According to a well-reputed source on NVIDIA products, kopite7kimi, the company is working on a monster GPU for miners based on the 7nm GA100 die. This is the same GPU that powers the Ampere-class A100 Tensor Core GPU designed for accelerating neural networks and other AI-intensive workloads that benefit from mixed-precision compute and a ton of bandwidth. Fabricated on TSMC’s 7nm N7 manufacturing process, the NVIDIA Ampere architecture-based GA100 GPU that powers A100 includes 54.2 billion transistors with a die size of 826 mm2.
Coincidentally, Ether mining requires the same two things: compute and as much bandwidth you can muster, making the A100 ideal for deep-pocketed miners. The NVIDIA A100 GPU comes with 40GB of slow but wide HBM2 memory with a massive bandwidth of 1,555 GB/s. That’s nearly 70% more than the bandwidth of the present fastest mining GPU, the GeForce RTX 3090. To act as an intermediate, the A100 also features a ton of on-die cache in the form of 40MB L2, nearly 7 times more than the RTX 3090. With such a massive bandwidth capability, the A100 is going to be at least twice as fast as the RTX 3090 in Ether mining, offering hash rates north of 200 MH/s.

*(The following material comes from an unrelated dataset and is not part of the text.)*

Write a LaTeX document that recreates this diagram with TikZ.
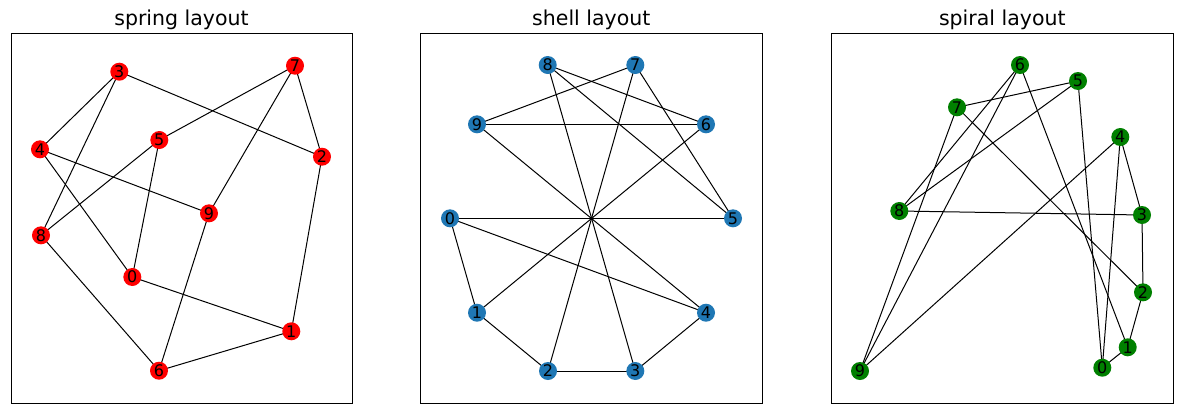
\documentclass[tikz,border=0pt]{standalone}
\usepackage{fontspec}
\setmainfont{DejaVu Sans}
\usetikzlibrary{backgrounds}
\definecolor{mplblue}{HTML}{1F77B4}
\definecolor{mplgreen}{RGB}{0,128,0}
\tikzset{
  graph_n/.style = {circle, inner sep=0pt, minimum size=18pt,
    font=\fontsize{16}{16}\selectfont},
  spring_n/.style = {graph_n, fill=red},% spring layout
  shell_n/.style = {graph_n, fill=mplblue},% shell layout
  spiral_n/.style = {graph_n, fill=mplgreen},% spiral layout
  axes_box/.style = {draw=black, line width=1pt},
  layout_title/.style = {anchor=base, font=\fontsize{20.5}{20.5}\selectfont},
  edge_l/.style = {draw=black, line width=1pt},
}

\begin{document}
\begin{tikzpicture}[x=1pt,y=-1pt]
\useasboundingbox (0,0) rectangle (1182,413);

% spring layout
\node [layout_title] (t1) at (181.5,25.5) {spring layout};
\node [spring_n] (a0) at (132.3,277) {0};
\node [spring_n] (a1) at (291.3,331.3) {1};
\node [spring_n] (a2) at (322,156.7) {2};
\node [spring_n] (a3) at (119.3,71.7) {3};
\node [spring_n] (a4) at (40,149.3) {4};
\node [spring_n] (a5) at (159.3,140) {5};
\node [spring_n] (a6) at (159,370.7) {6};
\node [spring_n] (a7) at (295,65.7) {7};
\node [spring_n] (a8) at (41,235.3) {8};
\node [spring_n] (a9) at (209,213.3) {9};
\draw [axes_box] (11,33.3) rectangle (352.3,403.3);

% shell layout
\node [layout_title] (t2) at (591.3,25.5) {shell layout};
\node [shell_n] (b0) at (450,218.3) {0};
\node [shell_n] (b1) at (477,312.7) {1};
\node [shell_n] (b2) at (548,371) {2};
\node [shell_n] (b3) at (635.3,371) {3};
\node [shell_n] (b4) at (706,312.7) {4};
\node [shell_n] (b5) at (733,218.3) {5};
\node [shell_n] (b6) at (706,124.3) {6};
\node [shell_n] (b7) at (635.3,65) {7};
\node [shell_n] (b8) at (547.7,65) {8};
\node [shell_n] (b9) at (477,124.3) {9};
\draw [axes_box] (420.3,33.3) rectangle (762.3,403.3);

% spiral layout
\node [layout_title] (t3) at (1002.3,25.5) {spiral layout};
\node [spiral_n] (c0) at (1102.3,367.7) {0};
\node [spiral_n] (c1) at (1127.7,347.3) {1};
\node [spiral_n] (c2) at (1143,292.3) {2};
\node [spiral_n] (c3) at (1142,215) {3};
\node [spiral_n] (c4) at (1120.3,137) {4};
\node [spiral_n] (c5) at (1078,81) {5};
\node [spiral_n] (c6) at (1020,65) {6};
\node [spiral_n] (c7) at (957,107.3) {7};
\node [spiral_n] (c8) at (899.3,211) {8};
\node [spiral_n] (c9) at (860,371) {9};
\draw [axes_box] (831.3,33.3) rectangle (1173.3,403.3);

% same edges in every panel, drawn under the nodes
\begin{scope}[on background layer]
\foreach \p in {a,b,c}{
  \foreach \u/\v in {0/1,0/4,0/5,1/2,1/6,2/3,2/7,3/4,3/8,4/9,5/7,5/8,6/8,6/9,7/9}{
    \draw [edge_l] (\p\u.center) -- (\p\v.center);
  }
}
\end{scope}
\end{tikzpicture}
\end{document}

NVIDIA might get rid of the Tensor and high-precision (FP64) cores and replace them with FP32 units to improve the compute capabilities of the GPU, although that will require a significant rework of the SM design, and is therefore unlikely. Either way, if it does happen, we might see hash rates in excess of a whopping 300MH/s. The full implementation of the GA100 GPU includes the following units:
- 8 GPCs, 8 TPCs/GPC, 2 SMs/TPC, 16 SMs/GPC, 128 SMs per full GPU
- 64 FP32 CUDA Cores/SM, 8192 FP32 CUDA Cores per full GPU
- 4 Third-generation Tensor Cores/SM, 512 Third-generation Tensor Cores per full GPU
- 6 HBM2 stacks, 12 512-bit Memory Controllers
The NVIDIA A100 Tensor Core GPU implementation of the GA100 GPU includes the following units:
- 7 GPCs, 7 or 8 TPCs/GPC, 2 SMs/TPC, up to 16 SMs/GPC, 108 SMs
- 64 FP32 CUDA Cores/SM, 6912 FP32 CUDA Cores per GPU
- 4 Third-generation Tensor Cores/SM, 432 Third-generation Tensor Cores per GPU
- 5 HBM2 stacks, 10 512-bit Memory Controllers
Because of economic reasons, we’re most likely going to see the A100 implementation of the GA100 GPU rather than the full-fledged die. Even this GPU should be an absolute monster in mining, offering at least 200-300 MH/s in Ether mining. However, such a GPU will cost you, a lot. Considering that the GA100 Tensor core GPU is priced at $11,000, a mining variant won’t be priced lower than
10 grand $3,000, making it nearly 7x more expensive than the consumer-grade RTX 3090.